# SHORT PROBLEM
Can you transcribe every line exactly and leave the pictures behind?
---+---
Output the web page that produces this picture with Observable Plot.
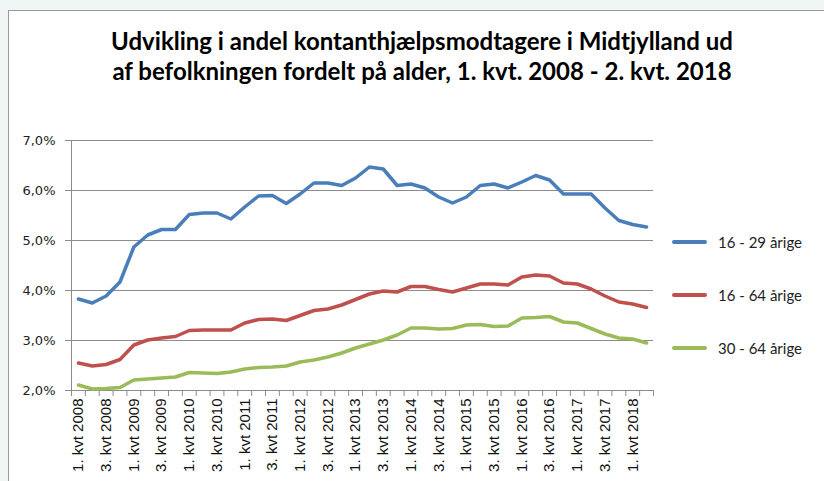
<!DOCTYPE html>
<html><head><meta charset="utf-8">
<script src="https://cdn.jsdelivr.net/npm/d3@7"></script>
<script src="https://cdn.jsdelivr.net/npm/@observablehq/plot@0.6"></script>
<style>
html,body{margin:0;padding:0;}
body{background:#f0f5f5;width:824px;height:481px;overflow:hidden;position:relative;}
#frame{position:absolute;left:8px;top:10px;width:840px;height:490px;background:#fff;border-left:1px solid #9a9a9a;border-top:1px solid #9a9a9a;}
#title{position:absolute;left:0;width:844px;top:26px;text-align:center;font-family:Lato,"Open Sans",sans-serif;font-weight:bold;font-size:24px;line-height:30px;color:#000;}
#chart{position:absolute;left:0;top:0;}
#legend{position:absolute;left:672px;top:0;font-family:Lato,"Open Sans",sans-serif;font-size:15px;color:#222;}
.item{position:absolute;left:0;white-space:nowrap;height:20px;}
.item span.sw{position:absolute;left:0;top:8px;width:35px;height:4px;border-radius:2px;}
.item span.tx{position:absolute;left:46px;top:0;line-height:20px;}
</style>
</head><body>
<div id="frame"></div>
<div id="title"><div>Udvikling i andel kontanthjælpsmodtagere i Midtjylland ud</div><div>af befolkningen fordelt på alder, 1. kvt. 2008 - 2. kvt. 2018</div></div>
<div id="chart"></div>
<div id="legend"></div>
<script>
const quarters = [
 "1. kvt 2008","2. kvt 2008","3. kvt 2008","4. kvt 2008",
 "1. kvt 2009","2. kvt 2009","3. kvt 2009","4. kvt 2009",
 "1. kvt 2010","2. kvt 2010","3. kvt 2010","4. kvt 2010",
 "1. kvt 2011","2. kvt 2011","3. kvt 2011","4. kvt 2011",
 "1. kvt 2012","2. kvt 2012","3. kvt 2012","4. kvt 2012",
 "1. kvt 2013","2. kvt 2013","3. kvt 2013","4. kvt 2013",
 "1. kvt 2014","2. kvt 2014","3. kvt 2014","4. kvt 2014",
 "1. kvt 2015","2. kvt 2015","3. kvt 2015","4. kvt 2015",
 "1. kvt 2016","2. kvt 2016","3. kvt 2016","4. kvt 2016",
 "1. kvt 2017","2. kvt 2017","3. kvt 2017","4. kvt 2017",
 "1. kvt 2018","2. kvt 2018"
];
const age16to29 = [3.83,3.75,3.89,4.17,4.87,5.11,5.22,5.22,5.52,5.55,5.55,5.43,5.67,5.89,5.90,5.74,5.93,6.15,6.15,6.10,6.25,6.47,6.43,6.10,6.13,6.05,5.87,5.75,5.87,6.10,6.13,6.05,6.17,6.30,6.21,5.93,5.93,5.93,5.65,5.40,5.32,5.27];
const age16to64 = [2.55,2.49,2.52,2.62,2.91,3.01,3.05,3.08,3.20,3.21,3.21,3.21,3.35,3.42,3.43,3.40,3.50,3.60,3.63,3.71,3.82,3.93,3.99,3.97,4.08,4.08,4.02,3.97,4.05,4.13,4.13,4.11,4.27,4.31,4.29,4.15,4.13,4.03,3.89,3.77,3.73,3.66];
const age30to64 = [2.11,2.03,2.04,2.06,2.21,2.23,2.25,2.27,2.36,2.35,2.34,2.37,2.43,2.46,2.47,2.49,2.57,2.61,2.67,2.75,2.85,2.93,3.01,3.11,3.25,3.25,3.23,3.24,3.31,3.32,3.28,3.29,3.45,3.46,3.48,3.37,3.35,3.24,3.13,3.05,3.03,2.95];
const seriesNames = ["16 - 29 årige","16 - 64 årige","30 - 64 årige"];
const seriesColors = ["#4a7ebb","#c0504d","#9bbb59"];
const yTicks = [2,3,4,5,6,7];

const seriesValues = [age16to29, age16to64, age30to64];
const rows = [];
seriesNames.forEach((name, s) => seriesValues[s].forEach((v, i) => rows.push({q: quarters[i], v, s: name})));

const W = 824, H = 481, mL = 71, mR = 171, mT = 140, mB = 91;
const bw = (W - mL - mR) / quarters.length;
const labelTicks = quarters.filter((d, i) => i % 2 === 0);
const fmt = d => d.toFixed(1).replace(".", ",") + "%";

const chart = Plot.plot({
  width: W, height: H,
  marginLeft: mL, marginRight: mR, marginTop: mT, marginBottom: mB,
  style: {background: "transparent", overflow: "visible", color: "#222"},
  x: {type: "band", domain: quarters, padding: 0, axis: null},
  y: {domain: [2, 7], axis: null},
  color: {domain: seriesNames, range: seriesColors},
  marks: [
    Plot.gridY(yTicks, {stroke: "#8c8c8c", strokeOpacity: 1, strokeWidth: 1}),
    Plot.axisY(yTicks, {label: null, tickFormat: fmt, tickSize: 6, tickPadding: 10, stroke: "#8c8c8c", fontSize: 13, fontFamily: "DejaVu Sans", fill: "#222"}),
    Plot.ruleX([quarters[0]], {dx: -bw / 2, stroke: "#8c8c8c"}),
    Plot.ruleY([2], {stroke: "#8c8c8c"}),
    Plot.axisX(quarters, {label: null, tickSize: 6, tickFormat: () => "", dx: -bw / 2, stroke: "#8c8c8c"}),
    Plot.axisX([quarters[quarters.length - 1]], {label: null, tickSize: 6, tickFormat: () => "", dx: bw / 2, stroke: "#8c8c8c"}),
    Plot.axisX(labelTicks, {label: null, tickSize: 0, tickRotate: -90, tickPadding: 8, fontSize: 15, fontFamily: "Liberation Sans", fill: "#111"}),
    Plot.line(rows, {x: "q", y: "v", z: "s", stroke: "s", strokeWidth: 3.5, strokeLinejoin: "round", strokeLinecap: "round"})
  ]
});
document.getElementById("chart").appendChild(chart);

const legendTops = [232, 285, 338];
const legend = document.getElementById("legend");
seriesNames.forEach((name, i) => {
  const item = document.createElement("div");
  item.className = "item";
  item.style.top = legendTops[i] + "px";
  item.innerHTML = `<span class="sw" style="background:${seriesColors[i]}"></span><span class="tx">${name}</span>`;
  legend.appendChild(item);
});
</script>
</body></html>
---+---
# WRITTEN RESPONSE
Output the web page that produces this picture with Observable Plot.
<!DOCTYPE html>
<html><head><meta charset="utf-8">
<script src="https://cdn.jsdelivr.net/npm/d3@7"></script>
<script src="https://cdn.jsdelivr.net/npm/@observablehq/plot@0.6"></script>
<style>
html,body{margin:0;padding:0;}
body{background:#f0f5f5;width:824px;height:481px;overflow:hidden;position:relative;}
#frame{position:absolute;left:8px;top:10px;width:840px;height:490px;background:#fff;border-left:1px solid #9a9a9a;border-top:1px solid #9a9a9a;}
#title{position:absolute;left:0;width:844px;top:26px;text-align:center;font-family:Lato,"Open Sans",sans-serif;font-weight:bold;font-size:24px;line-height:30px;color:#000;}
#chart{position:absolute;left:0;top:0;}
#legend{position:absolute;left:672px;top:0;font-family:Lato,"Open Sans",sans-serif;font-size:15px;color:#222;}
.item{position:absolute;left:0;white-space:nowrap;height:20px;}
.item span.sw{position:absolute;left:0;top:8px;width:35px;height:4px;border-radius:2px;}
.item span.tx{position:absolute;left:46px;top:0;line-height:20px;}
</style>
</head><body>
<div id="frame"></div>
<div id="title"><div>Udvikling i andel kontanthjælpsmodtagere i Midtjylland ud</div><div>af befolkningen fordelt på alder, 1. kvt. 2008 - 2. kvt. 2018</div></div>
<div id="chart"></div>
<div id="legend"></div>
<script>
const quarters = [
 "1. kvt 2008","2. kvt 2008","3. kvt 2008","4. kvt 2008",
 "1. kvt 2009","2. kvt 2009","3. kvt 2009","4. kvt 2009",
 "1. kvt 2010","2. kvt 2010","3. kvt 2010","4. kvt 2010",
 "1. kvt 2011","2. kvt 2011","3. kvt 2011","4. kvt 2011",
 "1. kvt 2012","2. kvt 2012","3. kvt 2012","4. kvt 2012",
 "1. kvt 2013","2. kvt 2013","3. kvt 2013","4. kvt 2013",
 "1. kvt 2014","2. kvt 2014","3. kvt 2014","4. kvt 2014",
 "1. kvt 2015","2. kvt 2015","3. kvt 2015","4. kvt 2015",
 "1. kvt 2016","2. kvt 2016","3. kvt 2016","4. kvt 2016",
 "1. kvt 2017","2. kvt 2017","3. kvt 2017","4. kvt 2017",
 "1. kvt 2018","2. kvt 2018"
];
const age16to29 = [3.83,3.75,3.89,4.17,4.87,5.11,5.22,5.22,5.52,5.55,5.55,5.43,5.67,5.89,5.90,5.74,5.93,6.15,6.15,6.10,6.25,6.47,6.43,6.10,6.13,6.05,5.87,5.75,5.87,6.10,6.13,6.05,6.17,6.30,6.21,5.93,5.93,5.93,5.65,5.40,5.32,5.27];
const age16to64 = [2.55,2.49,2.52,2.62,2.91,3.01,3.05,3.08,3.20,3.21,3.21,3.21,3.35,3.42,3.43,3.40,3.50,3.60,3.63,3.71,3.82,3.93,3.99,3.97,4.08,4.08,4.02,3.97,4.05,4.13,4.13,4.11,4.27,4.31,4.29,4.15,4.13,4.03,3.89,3.77,3.73,3.66];
const age30to64 = [2.11,2.03,2.04,2.06,2.21,2.23,2.25,2.27,2.36,2.35,2.34,2.37,2.43,2.46,2.47,2.49,2.57,2.61,2.67,2.75,2.85,2.93,3.01,3.11,3.25,3.25,3.23,3.24,3.31,3.32,3.28,3.29,3.45,3.46,3.48,3.37,3.35,3.24,3.13,3.05,3.03,2.95];
const seriesNames = ["16 - 29 årige","16 - 64 årige","30 - 64 årige"];
const seriesColors = ["#4a7ebb","#c0504d","#9bbb59"];
const yTicks = [2,3,4,5,6,7];

const seriesValues = [age16to29, age16to64, age30to64];
const rows = [];
seriesNames.forEach((name, s) => seriesValues[s].forEach((v, i) => rows.push({q: quarters[i], v, s: name})));

const W = 824, H = 481, mL = 71, mR = 171, mT = 140, mB = 91;
const bw = (W - mL - mR) / quarters.length;
const labelTicks = quarters.filter((d, i) => i % 2 === 0);
const fmt = d => d.toFixed(1).replace(".", ",") + "%";

const chart = Plot.plot({
  width: W, height: H,
  marginLeft: mL, marginRight: mR, marginTop: mT, marginBottom: mB,
  style: {background: "transparent", overflow: "visible", color: "#222"},
  x: {type: "band", domain: quarters, padding: 0, axis: null},
  y: {domain: [2, 7], axis: null},
  color: {domain: seriesNames, range: seriesColors},
  marks: [
    Plot.gridY(yTicks, {stroke: "#8c8c8c", strokeOpacity: 1, strokeWidth: 1}),
    Plot.axisY(yTicks, {label: null, tickFormat: fmt, tickSize: 6, tickPadding: 10, stroke: "#8c8c8c", fontSize: 13, fontFamily: "DejaVu Sans", fill: "#222"}),
    Plot.ruleX([quarters[0]], {dx: -bw / 2, stroke: "#8c8c8c"}),
    Plot.ruleY([2], {stroke: "#8c8c8c"}),
    Plot.axisX(quarters, {label: null, tickSize: 6, tickFormat: () => "", dx: -bw / 2, stroke: "#8c8c8c"}),
    Plot.axisX([quarters[quarters.length - 1]], {label: null, tickSize: 6, tickFormat: () => "", dx: bw / 2, stroke: "#8c8c8c"}),
    Plot.axisX(labelTicks, {label: null, tickSize: 0, tickRotate: -90, tickPadding: 8, fontSize: 15, fontFamily: "Liberation Sans", fill: "#111"}),
    Plot.line(rows, {x: "q", y: "v", z: "s", stroke: "s", strokeWidth: 3.5, strokeLinejoin: "round", strokeLinecap: "round"})
  ]
});
document.getElementById("chart").appendChild(chart);

const legendTops = [232, 285, 338];
const legend = document.getElementById("legend");
seriesNames.forEach((name, i) => {
  const item = document.createElement("div");
  item.className = "item";
  item.style.top = legendTops[i] + "px";
  item.innerHTML = `<span class="sw" style="background:${seriesColors[i]}"></span><span class="tx">${name}</span>`;
  legend.appendChild(item);
});
</script>
</body></html>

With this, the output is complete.